Service-based businesses often use an expanded version called the 7 Ps, which adds three more elements. “People” refers to any employee who interacts with customers, since their behavior directly shapes satisfaction. “Process” evaluates how efficiently the service gets delivered from start to finish. “Physical evidence” includes the tangible cues, like testimonials, reviews, or a well-designed storefront, that reassure customers about quality before they commit.

Market Research and Customer Insights

Before any campaign launches or any product is designed, marketing starts with research. Market research helps a business understand its target audience, the competitive landscape, and the broader industry. It typically examines customer demographics (age, income, location), psychographics (values, lifestyle, interests), market size, competitor positioning, and pricing trends. Researchers also look for emerging patterns that can predict future demand.

Consumer research is a more focused subset that digs into why people buy. Methods include online surveys, focus groups, one-on-one interviews, and analysis of purchase data. A cosmetics company testing a new skincare line, for example, might run consumer surveys and focus groups to learn which ingredients customers care about most and what price they consider fair. Tools for collecting and analyzing this data range from simple survey platforms to advanced analytics software that tracks website behavior and purchase histories in real time.

Strategic Planning

Research feeds into a structured planning process. The American Marketing Association outlines a sequence that most businesses follow in some form, starting with setting clear objectives. Good marketing goals are specific (grow email subscribers, not just “raise awareness”), measurable, realistic given your budget, aligned with overall business strategy, and tied to a deadline.

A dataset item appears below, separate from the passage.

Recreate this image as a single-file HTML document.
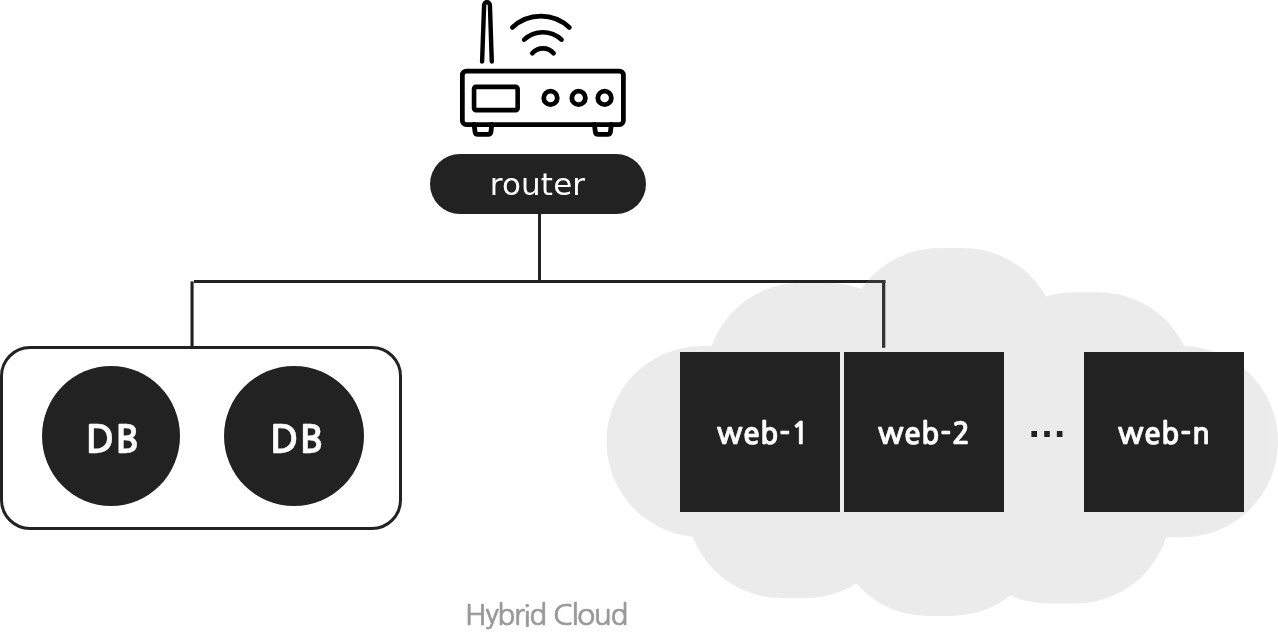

From there, planning moves into audience definition. This means building buyer personas: detailed profiles of your ideal customers that describe their goals, pain points, media habits, and purchasing triggers. A software company might create one persona for a mid-level manager looking to save time on reporting and another for a CFO focused on cost reduction. These personas guide every message, channel choice, and offer that follows.

The next step is crafting a unique value proposition, a concise statement explaining what makes your product different and why someone should choose it over alternatives. Think of it as the one sentence that answers a customer’s question: “Why you and not them?” Once these strategic pieces are in place, the team builds a detailed action plan that assigns specific tasks, timelines, and budgets to each initiative.

Digital Marketing Channels

Most modern marketing execution happens across digital channels, each with a distinct role.

Search engine optimization (SEO) is the practice of structuring your website and content so it ranks higher in search results. It involves choosing the right keywords, optimizing page speed and structure, and earning links from other reputable sites. Strong SEO drives a steady flow of visitors who are actively searching for what you offer, making it one of the highest-return channels over time.

Content marketing means creating useful, relevant material (blog posts, videos, case studies, guides, podcasts) that attracts an audience and builds trust before asking for a sale. About 87% of marketers use content marketing to increase brand awareness, according to industry surveys. The strategy works because it positions your brand as a helpful resource rather than just another advertiser.

Social media marketing involves building a presence on platforms where your audience spends time. Businesses use it to share content, respond to customer questions, run paid ads targeted by interest and demographics, and foster community around their brand. The specific platforms that matter depend on your audience: a B2B company might focus on LinkedIn, while a fashion brand might prioritize Instagram or TikTok.

Email marketing remains one of the most direct channels for nurturing leads and retaining existing customers. It lets you segment your audience and send personalized messages, from welcome sequences for new subscribers to product announcements and re-engagement campaigns for lapsed buyers.

Paid advertising, including search ads (pay-per-click) and display ads across websites and apps, rounds out the digital toolkit. These channels offer fast visibility and precise targeting but require ongoing budget to sustain.

Brand Management and Public Relations

Marketing also encompasses the long-term work of building and protecting a brand’s identity. Branding is the process of creating a unique identity, including your company’s values, personality, voice, and visual elements like logos and color palettes, that sets you apart from competitors. Every customer touchpoint, from your website copy to your packaging to how a support agent handles a complaint, either reinforces or undermines that identity.

Public relations (PR) manages how information about your organization reaches the public. PR professionals craft press releases, secure media coverage, develop thought leadership content, and build relationships with journalists and influencers. When things go wrong, crisis communication becomes critical: having a prepared response strategy, media training for spokespeople, and proactive messaging can limit reputational damage and rebuild trust. PR and branding overlap heavily, since every piece of earned media shapes how people perceive your company.

Performance Measurement

The final component that ties everything together is tracking results. Marketing without measurement is guesswork. Businesses monitor key performance indicators (KPIs) tied to their original objectives. If the goal was to generate leads, you track conversion rates and cost per lead. If the goal was brand awareness, you might measure website traffic, social media reach, or share of voice in your industry.

Regular performance reviews let teams identify what’s working, reallocate budget from underperforming channels, and refine messaging. This feedback loop connects back to research: the data you gather from campaigns informs your next round of strategic planning, making marketing an ongoing cycle rather than a one-time effort.